Takip gerektiren, ancak sıklıkla yanlış tanı ve takip yapılan, çoğunlukla iyi seyirli kapak hastalığı.

Mitral kapak çökmesi veya prolapsusu, mitral kapakların kapanma sırasında kalbin üst odacığı sol atriyuma 2 mm den daha fazla bombeleşmesi veya çökmesi olarak tanımlanmıştır. Toplumda görülme yüzdesi % 3-6 arasında olmasına karşın, tanı kriterlerindeki yorumlar nedeniyle görülme sıklığı yüzde 30’ a varan seriler yayınlanmıştır. Çoğunlukla 20-39 yaş arasında gözlenmekte ve kadınlarda 2 kat daha sık rastlanmaktadır. Zayıf ve uzun boylu kişilerde sıklığı artmaktadır.

Mitral Kapak Prolapsusu

Çoğunluğu sessiz seyirli olup, rutin incelemelerde tesadüfen saptanır. Bununla birlikte, özellikle gelişmiş ülkelerde mitral kapak yetersizliğinin birincil sebebi konumundadır. Mitral kapak çökmesinin kesin tanısı ekokardiyografi ile konur. Normal fizik muayenede steteskop ile duyulan midsistolik klik ve geç sistolik üfürümde tanı için yol göstericidir. Ekokardiyografi sırasında ayrıntılı inceleme, oluşabilecek yanlış tanıların önüne geçecektir. Mitral kapaklar semer şeklinde bir yapıda olup, özellikle apikal 4 boşluk eko incelemelerinde yanlış bir şekilde  kapak çökmesi olarak değerlendirilebilmektedir. Mitral kapak çökmesinin kesin ve belirleyici bir şikayet bulgusu da yoktur. Hastaların büyük kısmı çarpıntı, göğüs ağrısı, çarpıntı, halsizlik, baş dönmesi gibi genel şikayetlerle başvuruda bulunur.
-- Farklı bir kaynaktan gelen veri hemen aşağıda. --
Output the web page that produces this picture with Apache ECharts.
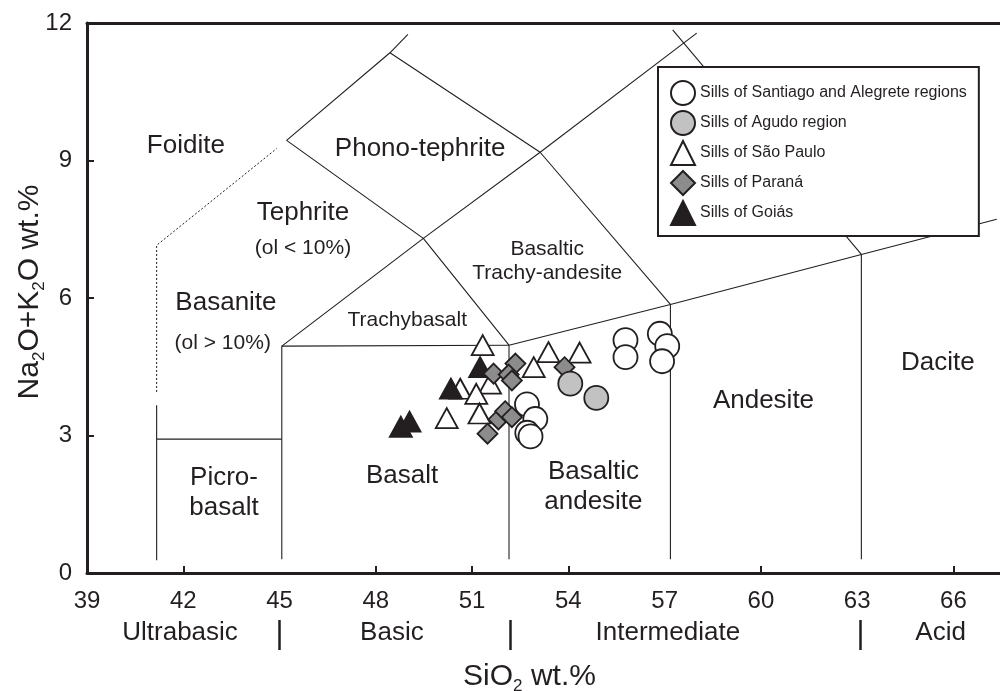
<!DOCTYPE html>
<html lang="en">
<head>
    <meta charset="UTF-8">
    <script src="https://cdn.jsdelivr.net/npm/echarts@6/dist/echarts.min.js"></script>
    <title>TAS diagram - sills</title>
    <style>
        html, body { margin: 0; padding: 0; background: #fff; }
    </style>
</head>
<body>
<div id="main" style="width: 1000px;height:691px;"></div>
<script type="text/javascript">
    // sample points, [SiO2, Na2O+K2O]
    var santiago = [[55.78,5.08],[55.78,4.71],[56.85,5.22],[57.08,4.95],[56.92,4.62],
                    [52.71,3.68],[52.97,3.36],[52.72,3.06],[52.82,2.98]];
    var agudo = [[54.06,4.13],[54.87,3.82]];
    var saoPaulo = [[51.33,4.97],[53.38,4.82],[54.35,4.81],[52.92,4.49],[51.56,4.13],
                    [50.63,4.02],[51.13,3.91],[50.21,3.38],[51.23,3.48]];
    var parana = [[52.35,4.57],[51.67,4.35],[52.14,4.33],[52.24,4.20],[53.88,4.49],
                  [51.82,3.35],[52.03,3.53],[52.24,3.40],[51.48,3.04]];
    var goias = [[51.25,4.49],[50.34,4.02],[48.78,3.19],[49.05,3.30]];

    // field boundaries of the TAS diagram
    var boundaries = [
        [[45.07,0.3],[45.07,4.95],[52.15,4.97]],
        [[52.15,0.3],[52.15,4.97],[57.18,5.86],[63.13,6.95],[67.35,7.72]],
        [[57.18,0.3],[57.18,5.86],[53.12,9.18],[48.44,11.35],[45.22,9.44],[49.48,7.30],[52.15,4.97]],
        [[45.07,4.95],[49.48,7.30],[53.12,9.18],[58.0,11.78]],
        [[48.44,11.35],[49.0,11.75]],
        [[57.25,11.85],[63.13,6.95],[63.13,0.3]],
        [[41.17,0.28],[41.17,3.66]],
        [[41.17,2.92],[45.07,2.92]]
    ];
    var dottedBoundary = [[41.17,3.95],[41.17,7.15],[44.91,9.26]];

    // rock names
    var bigNames = [
        ['Foidite', 42.08, 9.33],
        ['Phono-tephrite', 49.38, 9.26],
        ['Tephrite', 45.73, 7.85],
        ['Basanite', 43.33, 5.89],
        ['Picro-\nbasalt', 43.27, 1.74],
        ['Basalt', 48.82, 2.13],
        ['Basaltic\nandesite', 54.78, 1.87],
        ['Andesite', 60.08, 3.75],
        ['Dacite', 65.51, 4.58]
    ];
    var smallNames = [
        ['(ol < 10%)', 45.73, 7.09],
        ['(ol > 10%)', 43.23, 5.01],
        ['Trachybasalt', 48.98, 5.51],
        ['Basaltic\nTrachy-andesite', 53.34, 6.80]
    ];

    var xTicks = [39, 42, 45, 48, 51, 54, 57, 60, 63, 66];
    var xTickMarks = [42, 48, 51, 54, 60, 66];
    var yTicks = [0, 3, 6, 9, 12];
    var yTickMarks = [3, 6, 9];
    var classNames = ['Ultrabasic', 'Basic', 'Intermediate', 'Acid'];
    var classCenters = [41.9, 48.5, 57.1, 65.6];
    var classBounds = [45, 52.2, 63.1];

    var ink = '#231f20';
    var font = "'Liberation Sans', Arial, Helvetica, sans-serif";

    var myChart = echarts.init(document.getElementById('main'));

    var series = [];
    boundaries.forEach(function (b) {
        series.push({
            type: 'line', data: b, showSymbol: false, silent: true, z: 1,
            lineStyle: {color: ink, width: 1.1}
        });
    });
    series.push({
        type: 'line', data: dottedBoundary, showSymbol: false, silent: true, z: 1,
        lineStyle: {color: ink, width: 1, type: [2, 2]}
    });

    function nameSeries(list, size, lh) {
        return {
            type: 'scatter', silent: true, z: 2, symbolSize: 1,
            itemStyle: {color: 'transparent', opacity: 1},
            data: list.map(function (n) { return {name: n[0], value: [n[1], n[2]]}; }),
            label: {
                show: true, position: 'inside', formatter: '{b}',
                color: ink, fontFamily: font, fontSize: size, lineHeight: lh, align: 'center'
            }
        };
    }
    series.push(nameSeries(bigNames, 26, 30));
    series.push(nameSeries(smallNames, 21, 24));

    var mk = {borderColor: ink, borderWidth: 1.8, opacity: 1};
    series.push({
        name: 'Sills of São Paulo', type: 'scatter', z: 3, data: saoPaulo,
        symbol: 'triangle', symbolSize: [22, 20],
        itemStyle: Object.assign({color: '#ffffff'}, mk)
    });
    series.push({
        name: 'Sills of Goiás', type: 'scatter', z: 3, data: goias,
        symbol: 'triangle', symbolSize: [22, 20],
        itemStyle: Object.assign({color: ink}, mk)
    });
    series.push({
        name: 'Sills of Paraná', type: 'scatter', z: 3, data: parana,
        symbol: 'diamond', symbolSize: [20, 20],
        itemStyle: Object.assign({color: '#8c8c8c'}, mk)
    });
    series.push({
        name: 'Sills of Santiago and Alegrete regions', type: 'scatter', z: 3, data: santiago,
        symbol: 'circle', symbolSize: 24,
        itemStyle: Object.assign({color: '#ffffff'}, mk)
    });
    series.push({
        name: 'Sills of Agudo region', type: 'scatter', z: 3, data: agudo,
        symbol: 'circle', symbolSize: 24,
        itemStyle: Object.assign({color: '#c2c2c2'}, mk)
    });

    var option = {
        animation: false,
        backgroundColor: '#fff',
        textStyle: {fontFamily: font, color: ink},
        grid: {left: 87, right: 0, top: 23, bottom: 118, containLabel: false, outerBoundsMode: 'none'},
        legend: {
            orient: 'vertical', left: 658, top: 67,
            backgroundColor: '#fff', borderColor: ink, borderWidth: 2, borderRadius: 0,
            padding: [13, 12, 10, 12], itemGap: 4, itemWidth: 24, itemHeight: 24,
            textStyle: {fontSize: 16, color: ink, fontFamily: font},
            data: ['Sills of Santiago and Alegrete regions', 'Sills of Agudo region',
                   'Sills of São Paulo', 'Sills of Paraná', 'Sills of Goiás']
        },
        xAxis: [
            {
                type: 'value', min: 39, max: 67.45, interval: 3, position: 'bottom',
                name: '{n|SiO}{s|2}{n| wt.%}', nameLocation: 'middle', nameGap: 86,
                nameTextStyle: {
                    padding: [0, 28, 0, 0],
                    rich: {
                        n: {fontSize: 30, lineHeight: 36, color: ink, fontFamily: font},
                        s: {fontSize: 17, lineHeight: 17, verticalAlign: 'bottom', color: ink, fontFamily: font}
                    }
                },
                splitLine: {show: false},
                axisLine: {lineStyle: {color: ink, width: 3}},
                axisTick: {inside: true, length: 7, customValues: xTickMarks, lineStyle: {color: ink, width: 2}},
                axisLabel: {customValues: xTicks, fontSize: 24, color: ink, margin: 16}
            },
            {
                type: 'value', min: 39, max: 67.45, position: 'bottom', offset: 47,
                splitLine: {show: false},
                axisLine: {show: false},
                axisTick: {show: true, inside: false, length: 30, customValues: classBounds,
                           lineStyle: {color: ink, width: 2.5}},
                axisLabel: {
                    customValues: classCenters, fontSize: 26, color: ink, margin: 0,
                    formatter: function (v) {
                        var i = classCenters.indexOf(v);
                        return i >= 0 ? classNames[i] : '';
                    }
                }
            },
            {
                type: 'value', min: 39, max: 67.45, position: 'top',
                splitLine: {show: false},
                axisLine: {lineStyle: {color: ink, width: 3}},
                axisTick: {show: false},
                axisLabel: {show: false}
            }
        ],
        yAxis: {
            type: 'value', min: 0, max: 12, interval: 3,
            name: '{n|Na}{s|2}{n|O+K}{s|2}{n|O wt.%}', nameLocation: 'middle', nameGap: 39, nameRotate: 90,
            nameMoveOverlap: false,
            nameTextStyle: {
                padding: [0, 0, 0, 12],
                rich: {
                    n: {fontSize: 30, lineHeight: 36, color: ink, fontFamily: font},
                    s: {fontSize: 17, lineHeight: 17, verticalAlign: 'bottom', color: ink, fontFamily: font}
                }
            },
            splitLine: {show: false},
            axisLine: {lineStyle: {color: ink, width: 3}},
            axisTick: {inside: true, length: 7, customValues: yTickMarks, lineStyle: {color: ink, width: 2}},
            axisLabel: {customValues: yTicks, fontSize: 24, color: ink, margin: 15}
        },
        series: series
    };

    myChart.setOption(option);
</script>
</body>
</html>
Mitral kapak çökmesinde temel belirleyici ve prognostik faktörler, kapak kalınlığı, mitral yetersizliği varlığı ve beraberinde saptanan diğer kapak ve kalp hastalıklarıdır. Kapak kalınlığı 5 mm nin altında olan ve beraberinde başka bulgu olmayan hastalarda hastalığın ilerleme yüzdesi oldukça düşük olup, beraberinde ritim bozukluğu oluşması sıklığı normal toplumla aynıdır. Kapak yapısı kalın ve beraberinde mitral yetersizliği olan grupta hastalığın ilerleme potansiyeli mevcut olup, hastaların düzenli takibi ve infektif endokardit riski nedeniyle ağız hijyenine  önem verilmesi önerilmektedir. Bu hasta grubunda aritmi varlığına yönelik ritim holter takibi yapılması faydalıdır.  Mitral kapak prolapsusu ile panik atak arasında da ilişki olduğu ve klinik birlikteliğin sık gözlendiği gösterilmiştir. Özellikle kapak yapısı normal olan izole prolapsus hastalarına yapılacak yanlış bilgilendirme ve takip, panik atak gelişimini hızlandırabilir ve hastanın yaşam standardında bozulmalara yol açabilir. Kapak yapısı normal olan ve kapak yetersizliği olmayan hastaların 3 yıllık aralıklarla takibi yeterlidir.